Never has a book made me laugh and cry as much as The Fault in Our Stars by John Green. Like my reading of Gone Girl, it took me two tries to get through The Fault in Our Stars, but for a very different reason.
When I was five-years-old, I was diagnosed with Leukemia. While I have been cancer-free for twenty years, Hazel’s story touched me in a certain way that I could only read about twenty pages at a time. I got through about one-fifth of The Fault in Our Stars the first time I read it.
The cancer genre is something I am well-versed in, and the one thing I know is that it never has a happy ending, at least not entirely, and at the time–I didn’t want to cry. When I picked up The Fault in Our Stars again, I was determined to get to the end of this book that everyone was talking about.
If you are unfamiliar with this title, The Fault in Our Stars is about two teenagers who meet in a cancer support group. Hazel Grace Lancaster has thyroid cancer originally but now has an impressive, well-settled satellite colony in her lungs. Thanks to a cancer trial that worked, she can continue to exist on assisted oxygen indefinitely. Augustus Waters had osteosarcoma, and he lost one of his legs.
When the book starts off, it seems like these characters have good prospects. They are both healthy, and neither of them in imminent danger of dying like in Jenny Downham’s novel Before I Die. While the first half of the book is the love story between Hazel and Augustus, complete with casual banter and jokes about cancer survivors smoking.
The two characters share a love of a reclusive author named Peter Van Houten who lives in Amsterdam. When Augustus tracks down Van Houten’s assistant and contacts her they are extended the invitation to go visit the author in Amsterdam. The Genies, the books version of Make-A-Wish, grants Augustus’ wish to go to Amsterdam and visit the reclusive author.
And on their last day in Amsterdam, that’s when the book turns from not-being-about cancer to bringing it to the foreground. The last third of The Fault in Our Stars is heart-wrenching but still holds the staccato humor from the first half of the book.
It seems wrong to call this a cancer book, but it also isn’t a satire. What I love most about The Fault in Our Stars is that while Hazel and Augustus meet in a cancer support group and their lives are colored by cancer, they don’t live their lives around their treatments. The trip to Amsterdam should have been impossible with Hazel’s condition, but they made it work. That’s the life Hazel should be living. While she’s had thyroid cancer she has been given a “miracle” with this successful clinical trial. She can go on living her life as long as the tumors don’t grow.

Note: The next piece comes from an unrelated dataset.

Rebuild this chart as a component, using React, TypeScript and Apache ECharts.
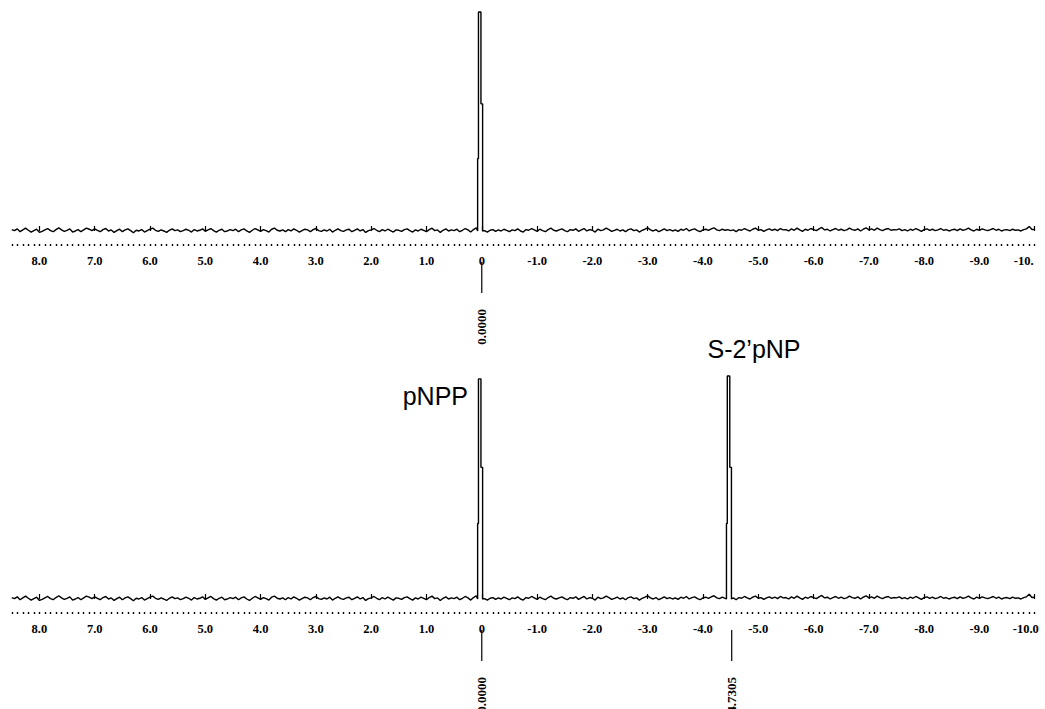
import React, { useEffect, useRef } from "react";
import * as echarts from "echarts";

// chemical shift grid of the baseline samples (ppm)
const X_START = 8.5;
const X_STEP = 0.05;

// baseline noise (intensity units, tallest peak = 62)
const NOISE = [
  0.4, 0.1, 0.6, -0.2, 0.3, 0.8, 0.2, -0.3, 0.1, 0.5, -0.4, -0.1, 0.3, 0.7, 0.1, -0.2, 0.4, 0.9, 0.3, -0.1,
  0.2, 0.6, -0.3, 0.0, 0.4, -0.2, 0.3, 0.8, 0.5, 0.1, 0.6, 0.2, -0.2, 0.4, 0.7, 0.0, 0.3, -0.4, 0.1, 0.5,
  -0.2, 0.3, 0.6, 0.1, -0.5, 0.2, 0.0, 0.4, -0.3, 0.1, 0.5, 0.8, 0.2, -0.1, 0.3, 0.0, -0.4, 0.2, 0.6, 0.1,
  0.3, -0.2, 0.1, 0.5, 0.2, -0.3, 0.4, 0.0, 0.2, 0.6, -0.1, 0.3, 0.7, 0.1, -0.3, 0.2, 0.5, -0.2, 0.0, 0.4,
  0.1, 0.5, -0.2, 0.3, 0.6, 0.0, -0.4, 0.2, 0.7, 0.3, -0.1, 0.4, 0.1, -0.3, 0.5, 0.8, 0.2, 0.0, 0.3, -0.2,
  0.4, 0.0, 0.6, 0.2, -0.3, 0.1, 0.5, 0.3, -0.2, 0.4, 0.7, 0.1, -0.1, 0.3, 0.0, 0.5, -0.3, 0.2, 0.6, 0.1,
  -0.1, 0.3, 0.5, -0.2, 0.2, 0.6, 0.0, 0.4, -0.4, 0.1, 0.3, 0.7, 0.2, -0.2, 0.4, 0.0, 0.5, 0.1, -0.3, 0.3,
  0.2, -0.1, 0.4, 0.6, 0.1, -0.3, 0.3, 0.0, 0.5, 0.2, -0.2, 0.4, 0.8, 0.1, 0.3, -0.4, 0.2, 0.6, 0.0, 0.3,
  0.1, 0.5, -0.2, 0.2, 0.7, 0.3, -0.3, 0.4, 0.9, 0.2, 0.0, 0.1, -0.3, 0.2, 0.4, -0.1, 0.3, 0.0, 0.5, 0.2,
  -0.2, 0.3, 0.1, 0.6, 0.0, -0.3, 0.4, 0.2, 0.7, 0.3, -0.1, 0.5, 0.1, -0.2, 0.4, 0.8, 0.2, 0.0, 0.3, 0.6,
  0.1, -0.2, 0.4, 0.2, 0.6, -0.1, 0.3, 0.7, 0.0, 0.4, 0.2, -0.3, 0.5, 0.1, 0.3, 0.8, 0.4, -0.1, 0.2, 0.5,
  0.0, 0.3, -0.2, 0.4, 0.6, 0.1, 0.3, -0.3, 0.2, 0.5, 0.9, 0.3, 0.0, 0.4, -0.2, 0.2, 0.6, 0.1, 0.4, 0.0,
  0.3, -0.1, 0.5, 0.2, 0.7, 0.0, 0.4, 0.6, 0.1, -0.2, 0.3, 0.5, 0.2, 0.6, 0.9, 0.3, 0.1, 0.5, 0.2, 0.4,
  0.1, 0.3, -0.2, 0.4, 0.2, 0.7, 0.3, 0.0, 0.5, 0.8, 0.2, 0.4, -0.1, 0.3, 0.6, 0.2, 0.5, 0.1, 0.7, 0.3,
  0.4, 0.0, 0.6, 0.2, 0.8, 0.3, -0.1, 0.5, 0.2, 0.7, 0.4, 0.1, 0.6, 1.0, 0.3, 0.5, 0.0, 0.4, 0.7, 0.2,
  0.5, 0.1, 0.3, 0.8, 0.4, 0.2, 0.6, 0.0, 0.5, 0.9, 0.3, 0.6, 0.2, 0.8, 0.4, 0.1, 0.5, 0.7, 0.2, 0.4,
  0.3, 0.6, 0.1, 0.4, 0.0, 0.5, 0.2, 0.7, 0.3, -0.1, 0.4, 0.6, 0.2, 0.5, 0.1, 0.3, 0.7, 0.2, 0.4, 0.0,
  0.3, 0.5, 0.1, 0.6, 0.2, 0.4, 0.8, 0.3, 0.0, 0.5, 0.2, 0.6, 0.3, 0.1, 0.4, 0.7, 0.2, 0.5, 0.0, 0.3,
  0.4, 0.1, 0.5, 0.2, 0.3, 0.0, 0.4, 0.6, 1.3, 0.4, 0.5,
];

// peak outlines (ppm, intensity)
const TOP_PEAK_X = [0.075, 0.075, 0.06, 0.06, 0.015, 0.015, -0.015, -0.015];
const TOP_PEAK_Y = [0, 20.5, 20.5, 62, 62, 36, 36, 0];
const PNPP_PEAK_X = [0.075, 0.075, 0.06, 0.06, 0.015, 0.015, -0.015, -0.015];
const PNPP_PEAK_Y = [0, 21, 21, 61.2, 61.2, 36.6, 36.6, 0];
const S2PNP_PEAK_X = [-4.425, -4.425, -4.44, -4.44, -4.485, -4.485, -4.515, -4.515];
const S2PNP_PEAK_Y = [0, 21, 21, 62, 62, 36.6, 36.6, 0];

// axis
const TICK_VALUES = [8, 7, 6, 5, 4, 3, 2, 1, 0, -1, -2, -3, -4, -5, -6, -7, -8, -9, -10];
const TOP_TICK_LABELS = ["8.0", "7.0", "6.0", "5.0", "4.0", "3.0", "2.0", "1.0", "0", "-1.0", "-2.0", "-3.0", "-4.0", "-5.0", "-6.0", "-7.0", "-8.0", "-9.0", "-10."];
const BOTTOM_TICK_LABELS = ["8.0", "7.0", "6.0", "5.0", "4.0", "3.0", "2.0", "1.0", "0", "-1.0", "-2.0", "-3.0", "-4.0", "-5.0", "-6.0", "-7.0", "-8.0", "-9.0", "-10.0"];
const MINOR_TICK_START = 8.5;
const MINOR_TICK_END = -10.0;
const MINOR_TICK_STEP = 0.1;

// peak pick markers
const TOP_MARKER_PPM = [0];
const TOP_MARKER_LABELS = ["0.0000"];
const BOTTOM_MARKER_PPM = [0, -4.52];
const BOTTOM_MARKER_LABELS = ["0.0000", "-4.7305"];

const X_MIN = -10.05;
const X_MAX = 8.55;

function buildSpectrum(peaksX: number[][], peaksY: number[][]): [number, number][] {
  const pts: [number, number][] = [];
  NOISE.forEach((v, i) => {
    const x = +(X_START - i * X_STEP).toFixed(3);
    const inside = peaksX.some((px) => x < px[0] && x > px[px.length - 1]);
    if (!inside) pts.push([x, v]);
  });
  peaksX.forEach((px, k) => px.forEach((x, j) => pts.push([x, peaksY[k][j]])));
  pts.sort((a, b) => b[0] - a[0]);
  return pts;
}

const minorTicks: number[] = [];
for (let i = 0; ; i++) {
  const v = +(MINOR_TICK_START - i * MINOR_TICK_STEP).toFixed(2);
  if (v < MINOR_TICK_END - 1e-6) break;
  minorTicks.push(v);
}

const LABEL_FONT = "Liberation Serif";

function majorAxis(gridIndex: number, labels: string[], margin: number, endPad: number) {
  const lastIdx = TICK_VALUES.length - 1;
  const textStyle = {
    color: "#000",
    fontFamily: LABEL_FONT,
    fontWeight: "bold",
    fontSize: 12.5,
  };
  return {
    type: "value",
    gridIndex,
    min: X_MIN,
    max: X_MAX,
    inverse: true,
    position: "bottom",
    axisLine: { show: false },
    splitLine: { show: false },
    axisTick: {
      show: true,
      inside: true,
      length: 5,
      customValues: TICK_VALUES,
      lineStyle: { color: "#000", width: 1.2 },
    },
    axisLabel: {
      show: true,
      customValues: TICK_VALUES,
      margin,
      ...textStyle,
      hideOverlap: false,
      rich: {
        end: { ...textStyle, padding: [0, endPad, 0, 0] },
      },
      formatter: (v: number) => {
        const idx = TICK_VALUES.findIndex((t) => Math.abs(t - v) < 1e-6);
        if (idx < 0) return "";
        return idx === lastIdx ? `{end|${labels[idx]}}` : labels[idx];
      },
    },
  };
}

function minorAxis(gridIndex: number) {
  return {
    type: "value",
    gridIndex,
    min: X_MIN,
    max: X_MAX,
    inverse: true,
    position: "bottom",
    axisLine: { show: false },
    splitLine: { show: false },
    axisLabel: { show: false },
    axisTick: {
      show: true,
      inside: true,
      length: 2,
      customValues: minorTicks,
      lineStyle: { color: "#000", width: 1.4 },
    },
  };
}

function markerSeries(axisIndex: number, ppm: number[], labels: string[]) {
  return {
    type: "custom",
    xAxisIndex: axisIndex,
    yAxisIndex: axisIndex === 0 ? 0 : 1,
    clip: false,
    silent: true,
    data: ppm.map((v, i) => [v, 0, i]),
    renderItem: (params: any, api: any) => {
      const x = api.coord([api.value(0), 0])[0];
      const cs = params.coordSys;
      const yb = cs.y + cs.height;
      const label = labels[api.value(2)];
      return {
        type: "group",
        children: [
          {
            type: "line",
            shape: { x1: x, y1: yb + 16, x2: x, y2: yb + 47 },
            style: { stroke: "#000", lineWidth: 1.2 },
          },
          {
            type: "text",
            x: x,
            y: yb + 63,
            rotation: Math.PI / 2,
            style: {
              text: label,
              align: "right",
              verticalAlign: "middle",
              fontFamily: LABEL_FONT,
              fontWeight: "bold",
              fontSize: 13,
              fill: "#000",
            },
          },
        ],
      };
    },
  };
}

export default function App() {
  const ref = useRef<HTMLDivElement>(null);
  useEffect(() => {
    if (!ref.current) return;
    const chart = echarts.init(ref.current, undefined, { renderer: "svg" });
    const top = buildSpectrum([TOP_PEAK_X], [TOP_PEAK_Y]);
    const bottom = buildSpectrum([PNPP_PEAK_X, S2PNP_PEAK_X], [PNPP_PEAK_Y, S2PNP_PEAK_Y]);
    chart.setOption({
      animation: false,
      backgroundColor: "#fff",
      grid: [
        { left: 9, right: 7.5, top: 12, height: 234, containLabel: false, outerBoundsMode: "none" },
        { left: 9, right: 7.5, top: 376, height: 238, containLabel: false, outerBoundsMode: "none" },
      ],
      xAxis: [
        majorAxis(0, TOP_TICK_LABELS, 8, 22),
        minorAxis(0),
        majorAxis(1, BOTTOM_TICK_LABELS, 8, 18),
        minorAxis(1),
      ],
      yAxis: [
        { type: "value", gridIndex: 0, min: -4.25, max: 62, show: false },
        { type: "value", gridIndex: 1, min: -4.17, max: 62, show: false },
      ],
      series: [
        {
          type: "line",
          xAxisIndex: 0,
          yAxisIndex: 0,
          data: top,
          showSymbol: false,
          clip: false,
          lineStyle: { color: "#000", width: 1.4 },
        },
        {
          type: "line",
          xAxisIndex: 2,
          yAxisIndex: 1,
          data: bottom,
          showSymbol: false,
          clip: false,
          lineStyle: { color: "#000", width: 1.4 },
        },
        markerSeries(0, TOP_MARKER_PPM, TOP_MARKER_LABELS),
        markerSeries(2, BOTTOM_MARKER_PPM, BOTTOM_MARKER_LABELS),
      ],
      graphic: [
        {
          type: "text",
          x: 468,
          y: 396,
          style: {
            text: "pNPP",
            align: "right",
            verticalAlign: "middle",
            fontFamily: "Liberation Sans",
            fontSize: 25,
            fill: "#000",
          },
        },
        {
          type: "text",
          x: 754,
          y: 349,
          style: {
            text: "S-2\u2019pNP",
            align: "center",
            verticalAlign: "middle",
            fontFamily: "Liberation Sans",
            fontSize: 25,
            fill: "#000",
          },
        },
      ],
    });
    return () => chart.dispose();
  }, []);
  return (
    <div
      ref={ref}
      style={{ position: "absolute", left: 0, top: 0, width: 1045, height: 709, background: "#fff" }}
    />
  );
}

The trip to Amsterdam should have been impossible with Hazel’s condition, but they made it work. That’s the life Hazel should be living. While she’s had thyroid cancer she has been given a “miracle” with this successful clinical trial. She can go on living her life as long as the tumors don’t grow. August shows Hazel that she can live her life, and that’s one of the most important things I took away from The Fault in Our Stars.
Before I attempted reading this book for the second time. I thought that maybe I would go see the movie before I read the book. (I know, scandalous! I am much reformed now!) My logic at the time was that if I spent hours reading twenty pages at a time, I would spend a lot more time crying than I would if I just watched a two-hour movie.
A friend bought me the DVD because she felt guilty for not wanting to see a sad movie with me and it has sat in my pile of DVDs for the last six months until I finally watched it this week.
In the end, I am glad I didn’t see the movie before the book. While both the book and the movie are great works, I think I found the book to be funnier. Although I enjoyed seeing the movie because it brought to life details such as Van Houten’s favorite Swedish hip-hop song. I feel like the ending lost something in translation from book to movie.
The changes that have been made are ones that I can live with, but I do recommend the book first. Some of the reasons become inherently sad once you see them on screen, but the bits of humor that the book is infused with help soften the blow. Augustus and Hazel’s story is poignant and funny and really touching and in the end, shows us exactly how life is meant to be lived.